Rep. Jim Banks (Ind.) on Tuesday introduced legislation that would require experts slated to give congressional testimony to disclose whether their employers accept foreign money. The proposal largely targets universities and think tanks, which provide a steady stream of expert witnesses for congressional foreign policy hearings.
While the bill would cover donations from all countries, Banks focuses on China, given the Communist regime's significant funding for prominent Washington-based think tanks. The China-United States Exchange Foundation, an arm of the Chinese Communist Party, has in recent years donated millions of dollars to the Brookings Institution, the Center for American Progress, the Carter Center, and the Carnegie Endowment for International Peace. CIA director William Burns, the former president of Carnegie, testified this year that he cut ties with the Exchange Foundation because of its efforts to malignly influence American policymakers.
American think tanks have in recent years come under scrutiny for accepting foreign donations, often without fully disclosing the donations to the public.

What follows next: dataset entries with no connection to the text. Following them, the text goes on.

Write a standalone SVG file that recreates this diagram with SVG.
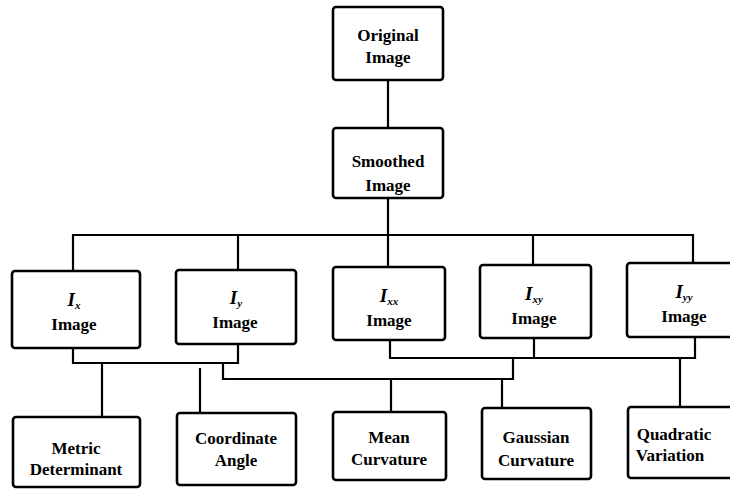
<svg xmlns="http://www.w3.org/2000/svg" width="730" height="489" viewBox="0 0 730 489">
<style>
.box{fill:#fff;stroke:#000;stroke-width:2.6}
.ln{fill:none;stroke:#000;stroke-width:2.2;stroke-linejoin:miter}
text{font-family:"Liberation Serif","Times New Roman",serif;font-weight:bold;font-size:17px;text-anchor:middle;fill:#000}
.i{font-style:italic;font-size:19px}
.s{font-size:11px;font-style:italic}
</style>
<rect width="730" height="489" fill="#fff"/>
<g id="connectors">
<path class="ln" d="M388 80V128"/>
<path class="ln" d="M388 198V235"/>
<path class="ln" d="M73 271V235H693V264"/>
<path class="ln" d="M238 235V270"/>
<path class="ln" d="M388 235V267"/>
<path class="ln" d="M533 235V265"/>
<path class="ln" d="M73 348V363H238V344"/>
<path class="ln" d="M102 363V417"/>
<path class="ln" d="M200 368V413"/>
<path class="ln" d="M223 363V379H513V358"/>
<path class="ln" d="M390 340V358H695V337"/>
<path class="ln" d="M534 338V358"/>
<path class="ln" d="M391 379V412"/>
<path class="ln" d="M502 379V408"/>
<path class="ln" d="M680 358V407"/>
</g>
<g id="original"><rect class="box" x="333" y="7" width="110" height="73" rx="3"/><text x="388" y="41">Original</text><text x="388" y="63">Image</text></g>
<g id="smoothed"><rect class="box" x="333" y="128" width="110" height="70" rx="3"/><text x="388" y="167">Smoothed</text><text x="388" y="191">Image</text></g>
<g id="ix"><rect class="box" x="12" y="271" width="128" height="77" rx="3"/><text x="74" y="306"><tspan class="i">I</tspan><tspan class="s" dy="3">x</tspan></text><text x="74" y="330">Image</text></g>
<g id="iy"><rect class="box" x="176" y="270" width="120" height="74" rx="3"/><text x="236" y="304"><tspan class="i">I</tspan><tspan class="s" dy="3">y</tspan></text><text x="235" y="328">Image</text></g>
<g id="ixx"><rect class="box" x="333" y="267" width="112" height="73" rx="3"/><text x="389" y="302"><tspan class="i">I</tspan><tspan class="s" dy="3">xx</tspan></text><text x="389" y="326">Image</text></g>
<g id="ixy"><rect class="box" x="480" y="265" width="111" height="73" rx="3"/><text x="534" y="300"><tspan class="i">I</tspan><tspan class="s" dy="3">xy</tspan></text><text x="534" y="324">Image</text></g>
<g id="iyy"><rect class="box" x="627" y="263" width="108" height="74" rx="3"/><text x="684" y="298"><tspan class="i">I</tspan><tspan class="s" dy="3">yy</tspan></text><text x="684" y="322">Image</text></g>
<g id="metric"><rect class="box" x="13" y="417" width="127" height="70" rx="3"/><text x="76" y="454">Metric</text><text x="76" y="475">Determinant</text></g>
<g id="coordinate"><rect class="box" x="177" y="413" width="119" height="72" rx="3"/><text x="236" y="444">Coordinate</text><text x="236" y="466">Angle</text></g>
<g id="mean"><rect class="box" x="333" y="412" width="113" height="68" rx="3"/><text x="389" y="443">Mean</text><text x="389" y="465">Curvature</text></g>
<g id="gaussian"><rect class="box" x="482" y="408" width="109" height="71" rx="3"/><text x="536" y="443">Gaussian</text><text x="536" y="466">Curvature</text></g>
<g id="quadratic"><rect class="box" x="628" y="407" width="107" height="71" rx="3"/><text x="674" y="440">Quadratic</text><text x="670" y="461">Variation</text></g>
</svg>
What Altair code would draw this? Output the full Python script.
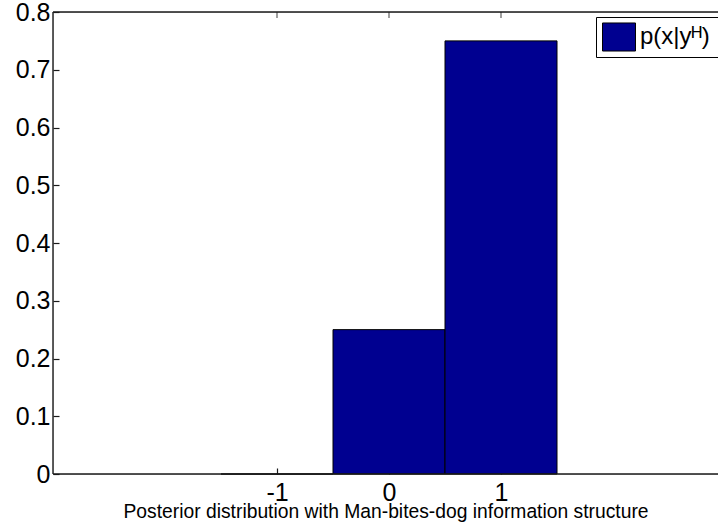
import altair as alt
import pandas as pd

# ---- data ----
x_values = [-1, 0, 1]
probabilities = [0.0, 0.25, 0.75]
series_name = "p(x|yᴴ)\u2800\u2800"
x_tick_values = [-1, 0, 1]
y_tick_values = [0, 0.1, 0.2, 0.3, 0.4, 0.5, 0.6, 0.7, 0.8]
x_title = "Posterior distribution with Man-bites-dog information structure"

X_MIN, X_MAX = -3, 2.9375   # right edge of the axes runs off the picture
Y_MIN, Y_MAX = 0, 0.8
W, H = 665, 462
FONT = "Liberation Sans"
BAR_COLOR = "#000090"
LINE_COLOR = "#1a1a1a"

bars_df = pd.DataFrame({"x": x_values, "p": probabilities,
                        "series": [series_name] * len(x_values)})
ticks_df = pd.DataFrame({"t": x_tick_values})

xscale = alt.Scale(domain=[X_MIN, X_MAX], nice=False, zero=False)
yscale = alt.Scale(domain=[Y_MIN, Y_MAX], nice=False, zero=False)

x_axis = alt.Axis(orient="bottom", values=x_tick_values, offset=-6, tickSize=6,
                  tickColor=LINE_COLOR, tickWidth=1.2, domain=False, grid=False,
                  labelFont=FONT, labelFontSize=25, labelColor="black",
                  labelPadding=6, labelFlush=False, labelExpr="'' + datum.value",
                  title=x_title, titleFont=FONT, titleFontSize=19.3,
                  titleFontWeight="normal", titleColor="black", titlePadding=-3,
                  zindex=0)
y_axis = alt.Axis(orient="left", values=y_tick_values, offset=-6, tickSize=6,
                  tickColor=LINE_COLOR, tickWidth=1.2, domain=False, grid=False,
                  labelFont=FONT, labelFontSize=25, labelColor="black",
                  labelPadding=3, labelFlush=False, labelExpr="'' + datum.value",
                  title="", zindex=0)

legend = alt.Legend(orient="none", legendX=543, legendY=5, title=None,
                    strokeColor="black", fillColor="white", padding=3,
                    symbolType="M-1,-0.85H1V0.85H-1Z", symbolSize=1089,
                    symbolStrokeColor="black", symbolStrokeWidth=1,
                    symbolOffset=3, labelOffset=4, labelFont=FONT,
                    labelFontSize=24, labelColor="black")

bars = (
    alt.Chart(bars_df)
    .transform_calculate(x0="datum.x - 0.5", x1="datum.x + 0.5")
    .mark_rect(stroke="black", strokeWidth=1)
    .encode(
        x=alt.X("x0:Q", scale=xscale, axis=x_axis),
        x2="x1:Q",
        y=alt.Y("p:Q", scale=yscale, axis=y_axis),
        y2=alt.Y2Datum(0),
        fill=alt.Fill("series:N",
                      scale=alt.Scale(domain=[series_name], range=[BAR_COLOR]),
                      legend=legend),
    )
)

top_ticks = (
    alt.Chart(ticks_df)
    .mark_tick(orient="vertical", size=6, thickness=1.2, color=LINE_COLOR, yOffset=3)
    .encode(x=alt.X("t:Q", scale=xscale),
            y=alt.YDatum(Y_MAX, scale=yscale))
)

spine_style = dict(color=LINE_COLOR, strokeWidth=1.4)
left_spine = alt.Chart().mark_rule(**spine_style).encode(
    x=alt.XDatum(X_MIN, scale=xscale),
    y=alt.YDatum(Y_MIN, scale=yscale),
    y2=alt.Y2Datum(Y_MAX),
)
top_spine = alt.Chart().mark_rule(**spine_style).encode(
    x=alt.XDatum(X_MIN, scale=xscale),
    x2=alt.X2Datum(X_MAX),
    y=alt.YDatum(Y_MAX, scale=yscale),
)
bottom_spine = alt.Chart().mark_rule(**spine_style).encode(
    x=alt.XDatum(X_MIN, scale=xscale),
    x2=alt.X2Datum(X_MAX),
    y=alt.YDatum(Y_MIN, scale=yscale),
)

chart = (
    alt.layer(bars, top_ticks, left_spine, top_spine, bottom_spine)
    .properties(width=W, height=H,
                padding={"left": 53, "top": 12, "right": 0, "bottom": 51},
                autosize=alt.AutoSizeParams(type="none"),
                background="white")
    .configure_view(stroke="transparent")
    .configure(font=FONT)
)

chart.save("out.html", embed_options={"renderer": "svg", "actions": False})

One study found that between 2014 and 2018 foreigners poured more than $174 million into think-tank coffers. Lawmakers and transparency groups have expressed concern that think-tank experts serve as vectors of influence—wittingly or unwittingly—for their corporate and foreign backers. Banks's bill would impose more stringent disclosure requirements to fix what he says are "significant loopholes" in existing "Truth in Transparency" rules.
"Congress works best when all the cards are face up on the table," Banks said in the statement that announced the bill.
Not all of China's influence efforts come through Communist Party front groups. Huawei donated $300,000 to the Brookings Institution for a study that touted the Chinese technology firm's surveillance products. The founder of Brookings's China Center, John L. Thornton, is the chairman of the Silk Road Finance Corporation, which partners with the Chinese government to fund projects for its foreign infrastructure initiative, Belt and Road. Brookings scholars have released reports and testified before Congress without disclosing those ties.
"Foreign adversaries like the Chinese Communist Party work every day to exploit America's openness and advance their agendas, often surreptitiously by funding researchers who then seek to shape policy," Foundation for the Defense of Democracies Action said in a statement.
Other unsavory regimes also fund some of Washington's most influential think tanks, whose scholars testify frequently before Congress. The Qatari embassy each year donates millions of dollars to Brookings. The Turkish government has in recent years forged close ties with the Atlantic Council through donations through its government agencies and state-owned companies.
Sources familiar with the Atlantic Council's activities say the think tank has tailored its academic research and events to requests from Turkish government officials. The Atlantic Council last year hosted an event that featured Ibrahim Kalin, the spokesman for Turkish president Recep Tayyip Erdoğan. Atlantic Council president Frederick Kempe was with Erdoğan when the strongman's body guards in May 2017 attacked peaceful protesters in Washington, D.C.